Gone is the strident excitement of their first album. Its absence is to be lamented, but the richer harmonics of the present album are more substantial, and the cuts are more of a joy to listen to repeatedly. Gone are the sometime histrionic "California Dreamin'" and "String Man." Gone, too, are the yeah's and no's. In their place is a more controlled performance: they no longer have to reach for effects; they have them at hand.

The demands of the recording industry have always been at odds with the creative instinct of all but the most commercial groups and individual writers. Original voices are always echoed commercially without a concommitant development of the possibilities of their ideas. And amid the clamor of imitators the original voice is forced to explore new ideas without sounding the depths of the others. This is why second albums are usually disappointments: they are too often tangential. The second Mamas and Papas album was disappointing for this reason. John Phillips has always seemed to have a great deal more to say than he has said, and his ideas have never gotten their full development. They do in this album. The songs are a further development, in style and feeling, of the earlier songs, though they have little in common with the earlier material except craftsmanship.

"Twelve Thirty," the last recording of the self-proclaimed "Golden Era," is included here, its more classical lines almost lost amid the vocal opulence that abounds. It's probably the best realized song the group has recorded, though John's "Safe in My Garden" has strong claim to that distinction. "Garden" is a beautiful thing, the clarity of the lyric and the Beardsleyian imagery of the refrain forming a tension with the effortlessly complex vocal textures. "Mansions" and "Too Late" are much the same thing, but the marvelously intricate vocal treatment of the latter rises above the easily forgotten lyrics.

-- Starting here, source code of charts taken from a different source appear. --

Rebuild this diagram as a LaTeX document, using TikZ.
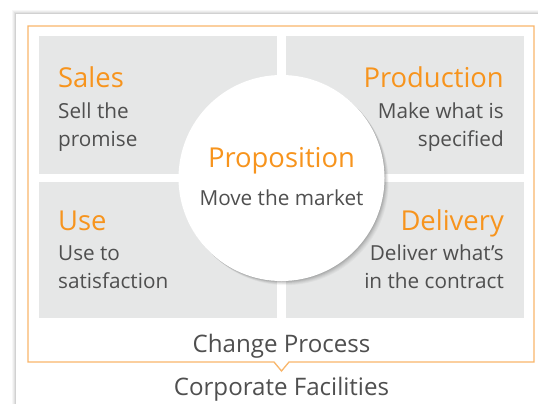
\documentclass[tikz,border=0pt]{standalone}
\usepackage{fontspec}
\setmainfont{Open Sans}
\definecolor{orng}{HTML}{F7941D}
\definecolor{frameorng}{HTML}{F9B66A}
\definecolor{boxgray}{HTML}{E6E7E7}
\definecolor{txtgray}{HTML}{4F4F4F}
\tikzset{
  titletext/.style={text=orng, inner sep=0pt, font=\fontsize{27.5}{27.5}\selectfont},
  bodytext/.style={text=txtgray, inner sep=0pt, font=\fontsize{20.8}{20.8}\selectfont},
  captext/.style={text=txtgray, inner sep=0pt, font=\fontsize{24.2}{24.2}\selectfont},
  quad/.style={fill=boxgray},
}
\begin{document}
\begin{tikzpicture}[x=1bp,y=-1bp]
\useasboundingbox (0,0) rectangle (538,403);
% card shadow
\foreach \d/\o in {4/0.03,3/0.04,2/0.05,1/0.07}{
  \fill[black, opacity=\o] (16-\d,14-\d) rectangle (560,420);
}
\fill[white] (16,14) rectangle (560,420);
% quadrants
\fill[quad] (39,36) rectangle (277,174);
\fill[quad] (286,36) rectangle (524,174);
\fill[quad] (39,182) rectangle (277,318);
\fill[quad] (286,182) rectangle (524,318);
% orange frame with notch
\draw[frameorng, line width=1.3pt] (28,26) -- (534,26) -- (534,362) -- (289,362) -- (281.5,371) -- (274,362) -- (28,362) -- cycle;
% circle shadow
\foreach \d/\o in {6/0.03,5/0.035,4/0.04,3/0.05,2/0.06,1/0.07}{
  \fill[black, opacity=\o] (281.5+0.7*\d,178+0.7*\d) circle (103);
}
\node[circle, fill=white, minimum size=206bp, inner sep=0pt] (prop) at (281.5,178) {};
% circle texts
\node[titletext, anchor=base] (propt) at (281.5,167) {Proposition};
\node[bodytext, anchor=base] (propb) at (281.5,205) {Move the market};
% quadrant texts
\node[titletext, anchor=base west] (sales) at (58,87) {Sales};
\node[bodytext, anchor=base west] (sales1) at (58,118) {Sell the};
\node[bodytext, anchor=base west] (sales2) at (58,146) {promise};
\node[titletext, anchor=base east] (prod) at (504,87) {Production};
\node[bodytext, anchor=base east] (prod1) at (504,118) {Make what is};
\node[bodytext, anchor=base east] (prod2) at (504,146) {specified};
\node[titletext, anchor=base west] (use) at (58,230) {Use};
\node[bodytext, anchor=base west] (use1) at (58,260) {Use to};
\node[bodytext, anchor=base west] (use2) at (58,288) {satisfaction};
\node[titletext, anchor=base east] (deliv) at (504,230) {Delivery};
\node[bodytext, anchor=base east] (deliv1) at (504,260) {Deliver what’s};
\node[bodytext, anchor=base east] (deliv2) at (504,288) {in the contract};
% captions
\node[captext, anchor=base] (change) at (281.5,352) {Change Process};
\node[captext, anchor=base] (corp) at (281.5,395) {Corporate Facilities};
\end{tikzpicture}
\end{document}
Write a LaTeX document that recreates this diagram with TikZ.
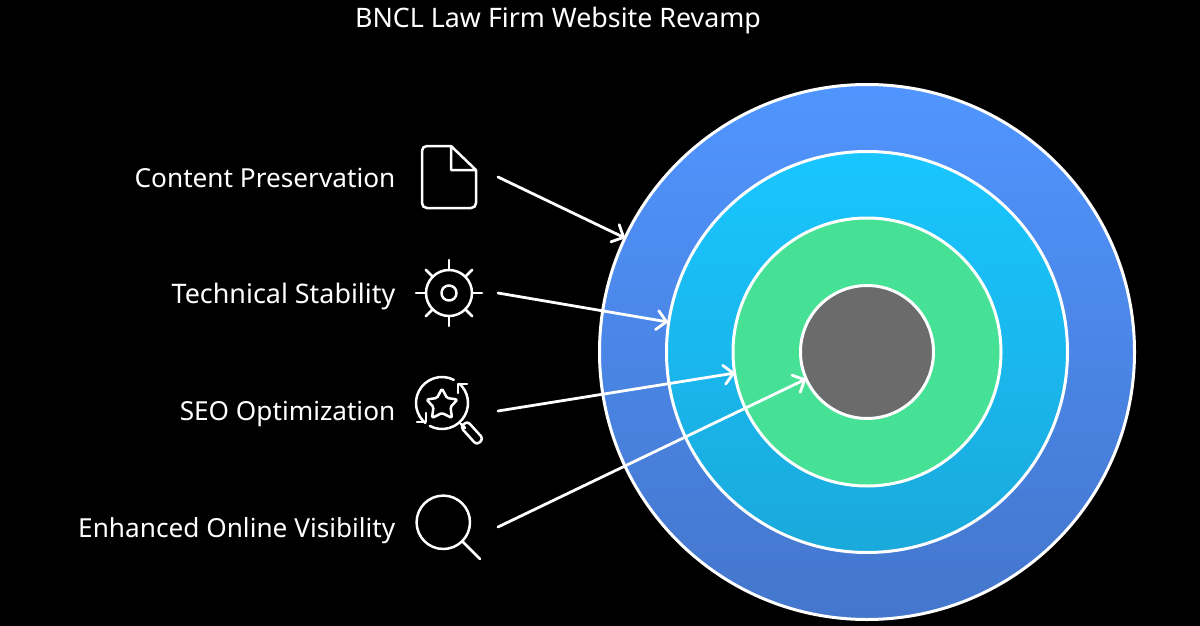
\documentclass[tikz,border=0pt]{standalone}
\usepackage{fontspec}
\setmainfont{Noto Sans}
\usetikzlibrary{arrows.meta,shapes.geometric}
\definecolor{ringA1}{HTML}{5095FF}
\definecolor{ringA2}{HTML}{4476CC}
\definecolor{ringB1}{HTML}{19C6FF}
\definecolor{ringB2}{HTML}{1AA9DB}
\definecolor{ringC}{HTML}{47E196}
\definecolor{ringD}{HTML}{6B6B6B}
\pgfdeclarearrow{
  name=VHead,
  setup code={%
    \pgfarrowssettipend{0pt}%
    \pgfarrowssetlineend{-1.5pt}%
    \pgfarrowssetbackend{-11pt}%
    \pgfarrowssetvisualbackend{-1.5pt}%
  },
  drawing code={%
    \pgfsetdash{}{0pt}%
    \pgfsetlinewidth{2.8pt}%
    \pgfsetroundcap\pgfsetroundjoin
    \pgfpathmoveto{\pgfqpoint{-11pt}{9.5pt}}%
    \pgfpathlineto{\pgfqpoint{-1.5pt}{0pt}}%
    \pgfpathlineto{\pgfqpoint{-11pt}{-9.5pt}}%
    \pgfusepathqstroke
  }
}
\tikzset{
  x=1pt,y=-1pt,
  ring/.style={circle,draw=white,line width=3pt,inner sep=0pt},
  lbl/.style={text=white,font=\fontsize{26.2}{30}\selectfont,anchor=mid east,inner sep=0pt},
  ttl/.style={text=white,font=\fontsize{26.8}{30}\selectfont,inner sep=0pt},
  conn/.style={draw=white,line width=2.8pt,line cap=round,-{VHead}},
  icon/.style={draw=white,line width=2.5pt,line cap=round,line join=round},
}
\begin{document}
\begin{tikzpicture}
\useasboundingbox[fill=black] (0,0) rectangle (1200,626);
% rings
\node[ring,minimum size=535pt,top color=ringA1,bottom color=ringA2] (r1) at (867,352) {};
\node[ring,minimum size=401pt,top color=ringB1,bottom color=ringB2] (r2) at (867,352) {};
\node[ring,minimum size=268pt,fill=ringC] (r3) at (867,352) {};
\node[ring,minimum size=133pt,fill=ringD] (r4) at (867,352) {};
% text
\node[ttl] (title) at (558,21) {BNCL Law Firm Website Revamp};
\node[lbl] (l1) at (395.5,185) {Content Preservation};
\node[lbl,font=\fontsize{26.9}{30}\selectfont] (l2) at (395.5,301) {Technical Stability};
\node[lbl] (l3) at (395.5,418) {SEO Optimization};
\node[lbl] (l4) at (395.5,535) {Enhanced Online Visibility};
% document icon
\draw[icon] (451,146) -- (427,146) .. controls (424,146) and (422,148) .. (422,151) -- (422,203)
  .. controls (422,206) and (424,208) .. (427,208) -- (471,208)
  .. controls (474,208) and (476,206) .. (476,203) -- (476,170) -- (451,146) -- (451,170) -- (476,170);
% gear icon
\draw[icon] (449,293) circle[radius=23];
\draw[icon] (449,293) circle[radius=7.5];
\foreach \a in {0,45,...,315}{
  \draw[icon] (449,293) ++(\a:23) -- ++(\a:10);
}
% SEO icon
\draw[icon] (442,403) ++(-63:26) arc[start angle=-63,end angle=-230,radius=26];
\draw[icon] (442,403) ++(-242:26) arc[start angle=-242,end angle=-408,radius=26];
\draw[icon] (417,422) -- (426,422) -- (426,413);
\draw[icon] (458,384) -- (467,384) (458,384) -- (458,393);
\draw[icon,rounded corners=1.5pt] (442,388.5) -- (447,398) -- (457.5,399.5) -- (450.5,407) -- (452,418) -- (442,413) -- (432,418) -- (433.5,407) -- (426.5,399.5) -- (437,398) -- cycle;
\draw[icon] (461,424) -- (465,428);
\draw[icon,rotate around={-48:(472,433)},rounded corners=3.5pt] (460,428.5) rectangle (484,437.5);
% magnifier icon
\draw[icon] (443.3,522.3) circle[radius=26.7];
\draw[icon] (462.5,541.5) -- (480,559);
% connector ends
\coordinate (s1) at (498,177);
\coordinate (s2) at (498,293);
\coordinate (s3) at (498,411);
\coordinate (s4) at (498,527);
\coordinate (e1) at (625,238);
\coordinate (e2) at (668,322);
\coordinate (e3) at (735,373);
\coordinate (e4) at (806,379);
\draw[conn] (s1) -- (e1);
\draw[conn] (s2) -- (e2);
\draw[conn] (s3) -- (e3);
\draw[conn] (s4) -- (e4);
\end{tikzpicture}
\end{document}
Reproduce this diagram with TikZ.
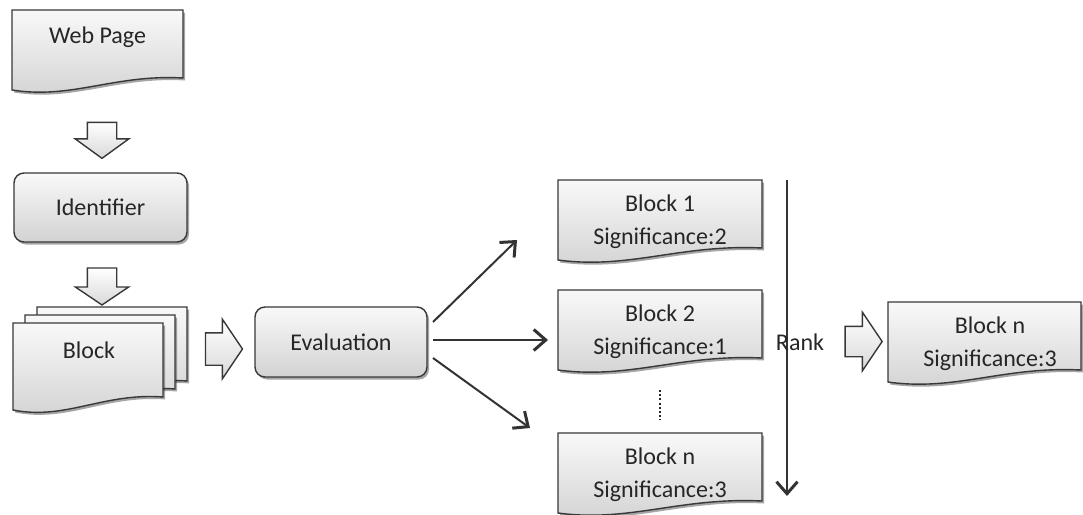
\documentclass[tikz,border=0pt]{standalone}
\usepackage{fontspec}
\setmainfont{Carlito}
\usetikzlibrary{shapes.arrows,shadows,arrows.meta,calc,backgrounds}
\definecolor{ink}{HTML}{262626}
\definecolor{edge}{HTML}{383838}
\tikzset{
  txt/.style={text=ink, font=\fontsize{24}{33}\selectfont, align=center, inner sep=0pt},
  docbox/.style={draw=none, inner sep=0pt, outer sep=0pt},
  softshadow/.style={drop shadow={shadow xshift=2pt, shadow yshift=-2.5pt, opacity=.35, fill=black}},
  docfill/.style={draw=edge, line width=1.4pt, top color=gray!5, bottom color=gray!35, softshadow},
  roundbox/.style={draw=edge, line width=1.4pt, rounded corners=10pt, top color=gray!5,
    bottom color=gray!35, softshadow, minimum width=173, minimum height=69,
    inner sep=0pt, outer sep=0pt, text=ink, font=\fontsize{24}{33}\selectfont},
  blockarrow/.style={single arrow, draw=edge, line width=1.4pt, top color=white, bottom color=gray!30,
    inner xsep=0pt, outer sep=0pt, single arrow tip angle=112},
  conn/.style={draw=black!80, line width=2pt,
    -{Straight Barb[length=12pt, width=21pt, line width=3pt]}},
}
% document outline with a wavy bottom edge, fitted to a node's box
\newcommand\docpath[1]{%
  \path[docfill] (#1.north west) -- (#1.north east)
    -- ($(#1.south east)!0.15!(#1.north east)$)
    .. controls ($($(#1.south west)!0.6!(#1.south east)$)!0.2!($(#1.north west)!0.6!(#1.north east)$)$)
       and ($($(#1.south west)!0.35!(#1.south east)$)!-0.12!($(#1.north west)!0.35!(#1.north east)$)$)
    .. (#1.south west) -- cycle;}
\begin{document}
\begin{tikzpicture}[x=1pt,y=-1pt]
\useasboundingbox (0,0) rectangle (1083,514);

% document boxes
\node[docbox, minimum width=171, minimum height=80] (web) at (97.5,50) {};
\node[docbox, minimum width=150, minimum height=87] (blkC) at (112,350.5) {};
\node[docbox, minimum width=150, minimum height=87] (blkB) at (100,358.5) {};
\node[docbox, minimum width=150, minimum height=87] (blkA) at (88,366.5) {};
\node[docbox, minimum width=204, minimum height=80] (b1) at (660,220) {};
\node[docbox, minimum width=204, minimum height=80] (b2) at (660,330) {};
\node[docbox, minimum width=204, minimum height=80] (bn) at (660,473) {};
\node[docbox, minimum width=193, minimum height=80] (fin) at (984.5,342) {};

\begin{scope}[on background layer]
  \docpath{web}
  \docpath{blkC}
  \docpath{blkB}
  \docpath{blkA}
  \docpath{b1}
  \docpath{b2}
  \docpath{bn}
  \docpath{fin}
\end{scope}

% texts on the documents
\node[txt] (webtxt) at (97.5,37) {Web Page};
\node[txt] (blktxt) at (89,350) {Block};
\node[txt] (b1txt) at ([yshift=-2pt]b1.center) {Block 1\\Significance:2};
\node[txt] (b2txt) at ([yshift=-2pt]b2.center) {Block 2\\Significance:1};
\node[txt] (bntxt) at ([yshift=-2pt]bn.center) {Block n\\Significance:3};
\node[txt] (fintxt) at (990,344) {Block n\\Significance:3};

% process boxes
\node[roundbox] (ident) at (100.5,207.5) {Identifier};
\node[roundbox, minimum width=172, minimum height=70] (eval) at (341,342) {Evaluation};

% block arrows
\node[blockarrow, rotate=-90, minimum height=36, inner ysep=14pt,
      single arrow head extend=12pt, single arrow tip angle=108] (a1) at (102,135) {};
\node[blockarrow, rotate=-90, minimum height=37, inner ysep=14pt,
      single arrow head extend=12pt] (a2) at (102,281.5) {};
\node[blockarrow, minimum height=37, inner ysep=15.5pt,
      single arrow head extend=13.5pt] (a3) at (218.5,349) {};
\node[blockarrow, minimum height=37, inner ysep=14.5pt,
      single arrow head extend=14pt] (a4) at (858.5,341.5) {};

% fan-out from the evaluation step
\coordinate (e1) at (517,240);
\coordinate (e2) at (548,340);
\coordinate (e3) at (530,428);
\draw[conn] ([shift={(6,-20)}]eval.east) -- (e1);
\draw[conn] ([shift={(6,-2)}]eval.east) -- (e2);
\draw[conn] ([shift={(6,16)}]eval.east) -- (e3);

% omitted blocks
\coordinate (d1) at (660,390);
\coordinate (d2) at (660,420);
\draw[black!85, line width=2pt, dash pattern=on 2pt off 2.2pt] (d1) -- (d2);

% ranking axis
\coordinate (rtop) at (787,180);
\coordinate (rbot) at (787,496);
\draw[conn] (rtop) -- (rbot);
\node[txt] (rank) at (800,342) {Rank};
\end{tikzpicture}
\end{document}
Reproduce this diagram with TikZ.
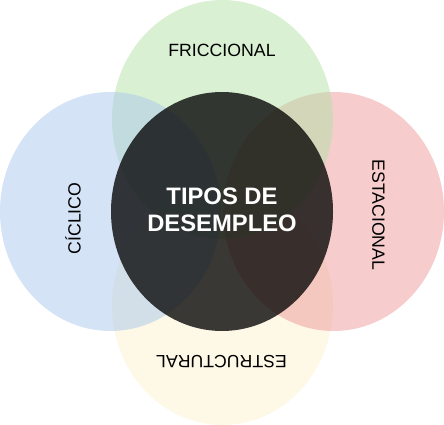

This is also the problem with "Rooms" and Lou Adler and John's "Meditation Mama": the lyrics are not memorable. John and Denny's "For the Love of Ivy" is the title tune from the Sidney Poitier movie, and in that genre is competent and not much more. "Gemini Childe" is seriously marred by its lack of strong direction and its muddled conception. It is easily the album's weakest cut. "Midnight Voyage" is a delight. At its end is a brief reprise Cass gives a reading.

"Dream a Little Dream with Me" is Cass's obligatory solo. It's beautiful. But then what more can you say about someone you love?